RADICALI ROMA

Finanziamenti ai partiti Tutto più facile

Sul sito Internet del Senato, dell’articolo 39-trieces del decreto legge “mille proroghe”, approvato nella tarda serata di ieri a Palazzo Madama, non c’è traccia. Eppure l’articolo esiste e la sua presentazione da parte del governo è stata confermata, nonostante la severa sforbiciata effettuata dal ministro dell’Economia Giulio Tremonti sugli articoli senza la prevista copertura finanziaria. Il problema, invero un po’ sGradevole dal punto di vista della trasparenza, è che sotto una formulazione apparentemente anonima, l’articolo in questione riguarda il finanziamento (pubblico e privato) dei partiti. E modifica in senso favorevole, a poche settimane dalla fine della legislatura, i meccanismi che regolano i sussidi alle forze politiche.

 

 

 

 I punti dell’articolo sono sostanzialmente quattro.
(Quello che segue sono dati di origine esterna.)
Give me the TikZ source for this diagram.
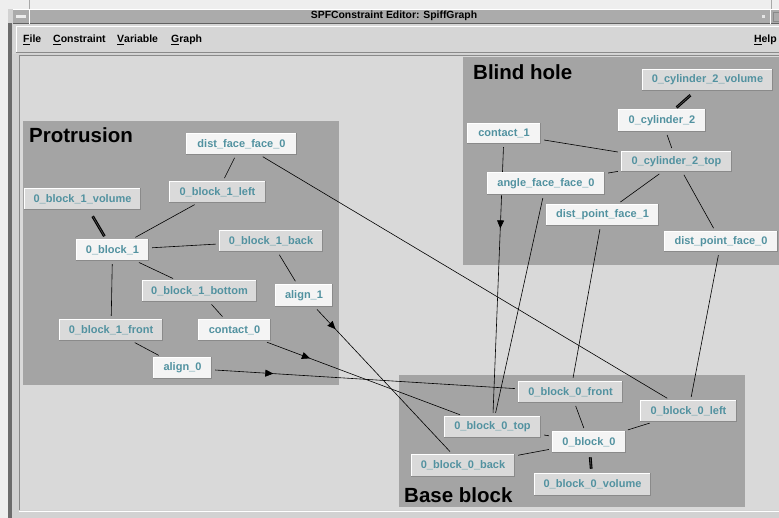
\documentclass[tikz,border=0pt]{standalone}
\usepackage{fontspec}
\setmainfont{Liberation Sans}
\usetikzlibrary{arrows.meta,decorations.markings}
\definecolor{deskbg}{HTML}{EEEEEE}
\definecolor{framedark}{HTML}{6C6C6C}
\definecolor{framegray}{HTML}{D2D2D2}
\definecolor{titlebar}{HTML}{ABABAB}
\definecolor{menubg}{HTML}{D6D6D6}
\definecolor{canvasbg}{HTML}{D9D9D9}
\definecolor{groupbg}{HTML}{A4A4A4}
\definecolor{nodew}{HTML}{F4F4F4}
\definecolor{nodeg}{HTML}{DADADA}
\definecolor{nodetext}{HTML}{5292A0}
\definecolor{bevdark}{HTML}{8A8A8A}
\definecolor{bevlight}{HTML}{FFFFFF}
\pgfdeclarelayer{chrome}
\pgfdeclarelayer{edges}
\pgfsetlayers{chrome,edges,main}
\begin{document}
\begin{tikzpicture}[x=1pt,y=-1pt,
  box/.style={inner sep=0pt, font=\bfseries\fontsize{11}{13}\selectfont, text=nodetext},
  wbox/.style={box, fill=nodew},
  gbox/.style={box, fill=nodeg},
  sz/.style 2 args={minimum width=#1pt, minimum height=#2pt},
  edge/.style={draw=black, line width=0.6pt, shorten <=3pt, shorten >=3pt},
  heavy/.style={draw=black, line width=1.1pt, double=groupbg!50!black, double distance=0.6pt},
  arrowat/.style={postaction={decorate, decoration={markings,
      mark=at position #1 with {\arrow{Triangle[length=8pt,width=7pt]}}}}},
  grouptitle/.style={anchor=base west, inner sep=0pt, font=\bfseries\fontsize{20.5}{24}\selectfont, text=black},
  menuitem/.style={anchor=base west, inner sep=0pt, font=\bfseries\fontsize{10.5}{12}\selectfont, text=black},
]
\useasboundingbox (0,0) rectangle (779,518);

\begin{pgfonlayer}{chrome}
  % desktop and window frame
  \fill[deskbg] (0,0) rectangle (779,518);
  \draw[framegray!80!black, line width=0.8pt] (29,0) -- (29,24);
  \draw[framegray!80!black, line width=0.8pt] (771,0) -- (771,9);
  \fill[framegray] (8,9) rectangle (779,518);
  \fill[framedark] (8,23) rectangle (12,518);
  % title bar
  \fill[titlebar] (13,9) rectangle (779,24);
  \draw[white, line width=0.8pt] (13,9.5) -- (779,9.5);
  \draw[bevdark!70!black, line width=0.8pt] (13,23.5) -- (779,23.5);
  \draw[white, line width=0.8pt] (29,9) -- (29,24);
  \fill[white!85!gray] (16,15) rectangle (26,18);
  \draw[white, line width=0.8pt] (770,9) -- (770,24);
  \fill[white!80!gray] (762,15) rectangle (765,18);
  \draw[bevdark, line width=0.6pt] (773,12) rectangle (782,21);
  \node[inner sep=0pt, font=\bfseries\fontsize{10.4}{12}\selectfont] (wintitle) at (394,16) {SPFConstraint Editor: SpiffGraph};
  % menu bar
  \fill[menubg] (13,24) rectangle (779,54);
  \draw[white, line width=0.8pt] (16,52) -- (16,26) -- (779,26);
  \draw[bevdark, line width=0.8pt] (16,52.5) -- (779,52.5);
  % canvas
  \fill[canvasbg] (19,55) rectangle (779,510);
  \draw[bevdark, line width=1pt] (19.5,510) -- (19.5,55.5) -- (779,55.5);
  \draw[white, line width=1.2pt] (19,511.5) -- (779,511.5);
  % groups
  \fill[groupbg] (23,121) rectangle (339,385);
  \fill[groupbg] (463,57) rectangle (779,265);
  \fill[groupbg] (399,375) rectangle (745,507);
\end{pgfonlayer}

% menu items
\node[menuitem] (mfile) at (23,43) {\underline{F}ile};
\node[menuitem] (mcons) at (53,43) {\underline{C}onstraint};
\node[menuitem] (mvar) at (117,43) {\underline{V}ariable};
\node[menuitem] (mgraph) at (171,43) {\underline{G}raph};
\node[menuitem, anchor=base east] (mhelp) at (777,43) {\underline{H}elp};

% group titles
\node[grouptitle] (tprot) at (29,143) {Protrusion};
\node[grouptitle] (tblind) at (473,80) {Blind hole};
\node[grouptitle] (tbase) at (404,502) {Base block};

% Protrusion nodes
\node[wbox, sz={111}{22}] (dff0) at (241.5,144) {dist\_face\_face\_0};
\node[gbox, sz={97}{22}] (b1left) at (217.5,192) {0\_block\_1\_left};
\node[gbox, sz={117}{22}] (b1vol) at (82.5,199) {0\_block\_1\_volume};
\node[wbox, sz={73}{22}] (b1) at (112.5,250) {0\_block\_1};
\node[gbox, sz={104}{22}] (b1back) at (271,241) {0\_block\_1\_back};
\node[gbox, sz={115}{22}] (b1bot) at (199.5,291) {0\_block\_1\_bottom};
\node[wbox, sz={58}{23}] (align1) at (304,295.5) {align\_1};
\node[gbox, sz={104}{22}] (b1front) at (111,330) {0\_block\_1\_front};
\node[wbox, sz={73}{22}] (contact0) at (234.5,330) {contact\_0};
\node[wbox, sz={59}{22}] (align0) at (182.5,368) {align\_0};

% Blind hole nodes
\node[gbox, sz={131}{22}] (c2vol) at (707.5,80) {0\_cylinder\_2\_volume};
\node[wbox, sz={88}{23}] (c2) at (662,120.5) {0\_cylinder\_2};
\node[wbox, sz={74}{21}] (contact1) at (504,133.5) {contact\_1};
\node[gbox, sz={111}{21}] (c2top) at (676.5,161.5) {0\_cylinder\_2\_top};
\node[wbox, sz={118}{23}] (aff0) at (546,183.5) {angle\_face\_face\_0};
\node[wbox, sz={113}{22}] (dpf1) at (602.5,215) {dist\_point\_face\_1};
\node[wbox, sz={114}{21}] (dpf0) at (721,241.5) {dist\_point\_face\_0};

% Base block nodes
\node[gbox, sz={105}{22}] (b0front) at (570.5,392) {0\_block\_0\_front};
\node[gbox, sz={97}{22}] (b0left) at (688.5,411) {0\_block\_0\_left};
\node[gbox, sz={97}{22}] (b0top) at (492.5,427) {0\_block\_0\_top};
\node[wbox, sz={74}{22}] (b0) at (589,442) {0\_block\_0};
\node[gbox, sz={104}{23}] (b0back) at (463,465.5) {0\_block\_0\_back};
\node[gbox, sz={117}{23}] (b0vol) at (592.5,484.5) {0\_block\_0\_volume};

% bevelled borders
\foreach \n in {dff0,b1left,b1vol,b1,b1back,b1bot,align1,b1front,contact0,align0,
                c2vol,c2,contact1,c2top,aff0,dpf1,dpf0,
                b0front,b0left,b0top,b0,b0back,b0vol}{
  \draw[bevlight, line width=1pt] ([shift={(0.5,-0.5)}]\n.south west) -- ([shift={(0.5,0.5)}]\n.north west) -- ([shift={(-0.5,0.5)}]\n.north east);
  \draw[bevdark, line width=1pt] ([shift={(-0.5,0.5)}]\n.north east) -- ([shift={(-0.5,-0.5)}]\n.south east) -- ([shift={(0.5,-0.5)}]\n.south west);
}

\begin{pgfonlayer}{edges}
  \draw[edge] (dff0) -- (b1left);
  \draw[edge] (dff0) -- (b0left);
  \draw[heavy, shorten <=7pt, shorten >=3pt] (b1vol) -- (b1);
  \draw[edge] (b1left) -- (b1);
  \draw[edge] (b1) -- (b1back);
  \draw[edge] (b1) -- (b1bot);
  \draw[edge] (b1) -- (b1front);
  \draw[edge] (b1back) -- (align1);
  \draw[edge] (b1bot) -- (contact0);
  \draw[edge] (b1front) -- (align0);
  \draw[edge, arrowat=0.15] (align1) -- (b0back);
  \draw[edge, arrowat=0.23] (contact0) -- (b0top);
  \draw[edge, arrowat=0.2] (align0) -- (b0front);
  \draw[heavy, shorten <=6pt, shorten >=2pt] (c2vol) -- (c2);
  \draw[edge] (c2) -- (c2top);
  \draw[edge] (contact1) -- (c2top);
  \draw[edge, arrowat=0.31] (contact1) -- (b0top);
  \draw[edge] (aff0) -- (b0top);
  \draw[edge] (c2top) -- (aff0);
  \draw[edge] (c2top) -- (dpf1);
  \draw[edge] (c2top) -- (dpf0);
  \draw[edge] (dpf1) -- (b0front);
  \draw[edge] (dpf0) -- (b0left);
  \draw[edge] (b0front) -- (b0);
  \draw[edge] (b0top) -- (b0);
  \draw[edge] (b0left) -- (b0);
  \draw[edge] (b0back) -- (b0);
  \draw[heavy, shorten <=4pt, shorten >=4pt] (b0) -- (b0vol);
\end{pgfonlayer}
\end{tikzpicture}
\end{document}
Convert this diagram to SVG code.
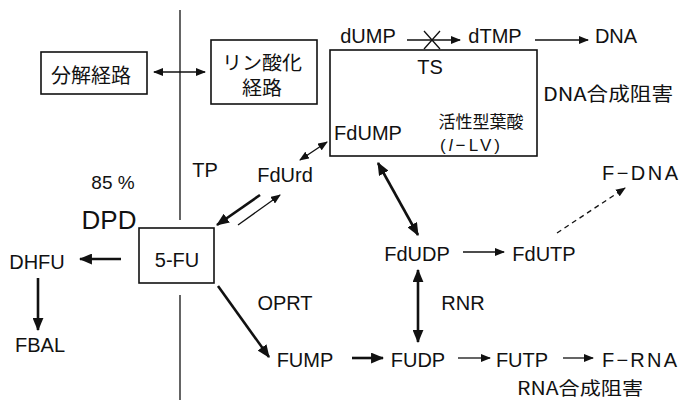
<svg xmlns="http://www.w3.org/2000/svg" width="679" height="400" viewBox="0 0 679 400">
<style>
.t{font-family:"Liberation Sans","Noto Sans CJK JP",sans-serif;font-size:20px;fill:#111;text-anchor:middle}
.j{font-family:"Noto Sans CJK JP","Liberation Sans",sans-serif;fill:#111;text-anchor:middle}
.box{fill:#fff;stroke:#111;stroke-width:1.6}
.thin{stroke:#111;stroke-width:1.3;fill:none}
.thick{stroke:#111;stroke-width:2.6;fill:none}
</style>
<defs>
<marker id="ah" viewBox="0 0 10 8" refX="9" refY="4" markerWidth="10" markerHeight="8" markerUnits="userSpaceOnUse" orient="auto-start-reverse"><path d="M0,0 L10,4 L0,8 Z" fill="#111"/></marker>
<marker id="ahb" viewBox="0 0 12 10" refX="11" refY="5" markerWidth="13" markerHeight="11" markerUnits="userSpaceOnUse" orient="auto-start-reverse"><path d="M0,0 L12,5 L0,10 Z" fill="#111"/></marker>
</defs>
<rect width="679" height="400" fill="#fff"/>
<g id="divider">
<line x1="180" y1="10" x2="180" y2="220" class="thin"/>
<line x1="180" y1="295" x2="180" y2="400" class="thin"/>
</g>
<g id="connectors">
<line x1="154" y1="72" x2="205" y2="72" class="thin" marker-start="url(#ah)" marker-end="url(#ah)"/>
<line x1="407" y1="40" x2="460" y2="40" class="thin" marker-end="url(#ah)"/>
<path d="M424,31 L440,49 M440,31 L424,49" class="thin"/>
<line x1="535" y1="40" x2="588" y2="40" class="thin" marker-end="url(#ah)"/>
<line x1="413" y1="77" x2="382" y2="103" class="thin"/>
<line x1="451" y1="77" x2="483" y2="103" class="thin"/>
<line x1="300" y1="160" x2="327" y2="142" class="thin" marker-start="url(#ah)" marker-end="url(#ah)"/>
<line x1="260" y1="195" x2="217" y2="225" class="thick" marker-end="url(#ahb)"/>
<line x1="238" y1="225" x2="280" y2="195" class="thin" marker-end="url(#ah)"/>
<line x1="121" y1="259" x2="80" y2="259" class="thick" marker-end="url(#ahb)"/>
<line x1="38" y1="278" x2="38" y2="330" class="thick" marker-end="url(#ahb)"/>
<line x1="218" y1="286" x2="269" y2="357" class="thick" marker-end="url(#ahb)"/>
<line x1="378" y1="163" x2="418" y2="235" class="thick" marker-start="url(#ahb)" marker-end="url(#ahb)"/>
<line x1="418" y1="270" x2="418" y2="342" class="thick" marker-start="url(#ahb)" marker-end="url(#ahb)"/>
<line x1="463" y1="252" x2="504" y2="252" class="thin" marker-end="url(#ah)"/>
<line x1="557" y1="233" x2="625" y2="188" class="thin" stroke-dasharray="5,4" marker-end="url(#ah)"/>
<line x1="352" y1="358" x2="383" y2="358" class="thick" marker-end="url(#ahb)"/>
<line x1="458" y1="358" x2="490" y2="358" class="thin" marker-end="url(#ah)"/>
<line x1="563" y1="358" x2="593" y2="358" class="thin" marker-end="url(#ah)"/>
</g>
<g id="bunkai"><rect x="41" y="52" width="106" height="42" class="box"/><text x="91" y="83" class="j" style="font-size:20px">分解経路</text></g>
<g id="rinsanka"><rect x="211" y="40" width="106" height="64" class="box"/><text x="262" y="70" class="j" style="font-size:19px" textLength="80" lengthAdjust="spacingAndGlyphs">リン酸化</text><text x="262" y="95" class="j" style="font-size:19px" textLength="40" lengthAdjust="spacingAndGlyphs">経路</text></g>
<g id="ts-box"><rect x="330" y="50" width="207" height="106" class="box"/>
<text x="430" y="74" class="t">TS</text>
<text x="368" y="140" class="t">FdUMP</text>
<text x="481" y="128" class="j" style="font-size:17px">活性型葉酸</text>
<text x="470" y="151" class="t" style="font-size:17px" textLength="60" lengthAdjust="spacing">(<tspan font-style="italic">l</tspan>−LV)</text>
</g>
<g id="dump"><text x="368" y="43" class="t">dUMP</text></g>
<g id="dtmp"><text x="495" y="43" class="t">dTMP</text></g>
<g id="dna"><text x="616" y="43" class="t">DNA</text></g>
<g id="dna-inhib"><text x="608" y="101" class="j" style="font-size:19px" textLength="130" lengthAdjust="spacingAndGlyphs">DNA合成阻害</text></g>
<g id="fdna"><text x="602" y="180" class="t" style="text-anchor:start" textLength="76" lengthAdjust="spacing">F−DNA</text></g>
<g id="tp"><text x="205" y="177" class="t">TP</text></g>
<g id="fdurd"><text x="285" y="182" class="t">FdUrd</text></g>
<g id="pct"><text x="113" y="189" class="t" style="font-size:19px">85 %</text></g>
<g id="dpd"><text x="109" y="229" class="t" style="font-size:26px">DPD</text></g>
<g id="fu"><rect x="139" y="228" width="75" height="55" class="box"/><text x="177" y="267" class="t">5-FU</text></g>
<g id="dhfu"><text x="37" y="269" class="t">DHFU</text></g>
<g id="fbal"><text x="40" y="352" class="t">FBAL</text></g>
<g id="oprt"><text x="285" y="310" class="t">OPRT</text></g>
<g id="fump"><text x="305" y="367" class="t">FUMP</text></g>
<g id="fudp"><text x="418" y="367" class="t">FUDP</text></g>
<g id="futp"><text x="522" y="367" class="t">FUTP</text></g>
<g id="frna"><text x="602" y="367" class="t" style="text-anchor:start" textLength="75" lengthAdjust="spacing">F−RNA</text></g>
<g id="fdudp"><text x="417" y="261" class="t">FdUDP</text></g>
<g id="fdutp"><text x="544" y="261" class="t">FdUTP</text></g>
<g id="rnr"><text x="463" y="310" class="t">RNR</text></g>
<g id="rna-inhib"><text x="580" y="395" class="j" style="font-size:18px" textLength="126" lengthAdjust="spacingAndGlyphs">RNA合成阻害</text></g>
</svg>
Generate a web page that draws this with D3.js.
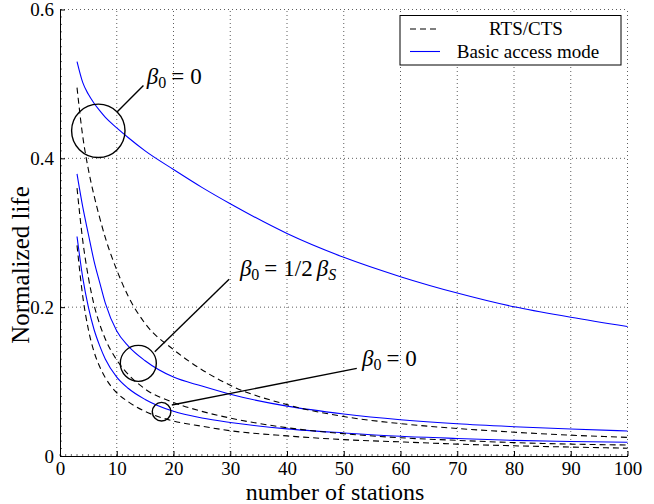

Il primo riguarda il finanziamento privato, da parte di aziende o singoli, ai candidati alle elezioni. La severa disciplina in vigore finora prevedeva che andassero registrati i contributi elettorali superiori ai cinque milioni di lire, rivalutati a circa 6 mila euro. Ora l’emendamento porta questa cifra a «cinquantamila euro». La seconda norma regala contributi ai partiti per le spese elettorali in caso di interruzione di legislatura. La normativa precedente spalmava infatti nell’arco di cinque anni i rimborsi ai partiti presenti in Parlamento. Nel caso di nuove elezioni, il finanziamento era «interrotto». L’emendamento del governo cambia questa parola in «è comunque effettuato». La terza costituisce una salvaguardia per i tesorieri dei partiti di fronte ai creditori. In caso di insolvenza, essi infatti dovevano rispondere personalmente davanti al giudice civile. L’emendamento prevede che «i creditori dei partiti e dei movimenti politici (…) non possono pretendere direttamente dagli amministratori dei medesimi l’adempimento delle obbligazioni del partito se non qualora questi ultimi abbiano agito con dolo o colpa grave». La norma ha anche valore retroattivo, perché «si applica anche per i giudizi e i procedimenti in corso».

 

 

 

 Infine la quarta novità, che si annuncia come una sorta di sanatoria per i debiti pregressi dei partiti a spese della collettività. Recita il provvedimento: «Per il soddisfacimento dei debiti dei partiti maturati in epoca antecedente all’entrata in vigore della presente legge è istituito un fondo di garanzia alimentato dall’uno per cento delle risorse stanziate» per i rimborsi della campagna elettorale. L’articolo che regala nuovi soldi e salvacondotti ai partiti sarebbe passato inosservato, nel silenzio. Ad accorgersene e a protestare il senatore Enrico Morando, esponente dell’area liberal dei Ds, e il senatore Antonello Falomi, di “Cantiere” (area Occhetto), che racconta: «Infilata tra decine di pagine, non era facile scoprire di che cosa trattasse la norma. Io sono stato tesoriere dell’Ulivo e quindi la normativa la conosco a memoria. Sono provvedimenti gravi. Il primo di essi, quello sull’aumento a 50 mila euro dei finanziamenti da parte di imprese o singoli ai candidati senza dover registrare nulla, è un incitamento alla tangente legalizzata». Mentre Morando punta il dito sul fondo dell’uno percento per ripianare i debiti dei partiti. «Questo fondo— ha spiegato—è alimentato con l’uno per cento delle risorse stanziate a tutti i partiti politici. Appare evidente come questa percentuale non basta a ripianare i debiti e quindi, trattandosi di un fondo di garanzia, lo Stato dovrebbe intervenire con ulteriori risorse per azzerare tutti i conti in rosso dei partiti». La speranza di Falomi e Morando era riposta nel fatto che il governo aveva annunciato uno sfoltimento notevole di numerosi articoli del decreto “mille proroghe”. Ma le forbici di Tremonti lo hanno lasciato intatto. E su di esso è stata votata la fiducia: 159 sì e tre no. Il decreto legge passa ora alla Camera per la definitiva conversione. Fuori dal Senato, a protestare, ieri sera c’era solo il radicale Daniele Capezzone, della ‘Rosa nel pugno” che ha parlato di «scandalo incredibile, uno dei più gravi di tutti questi anni». Silenzio dal governo, dai partiti della maggioranza e da quelli dell’opposizione.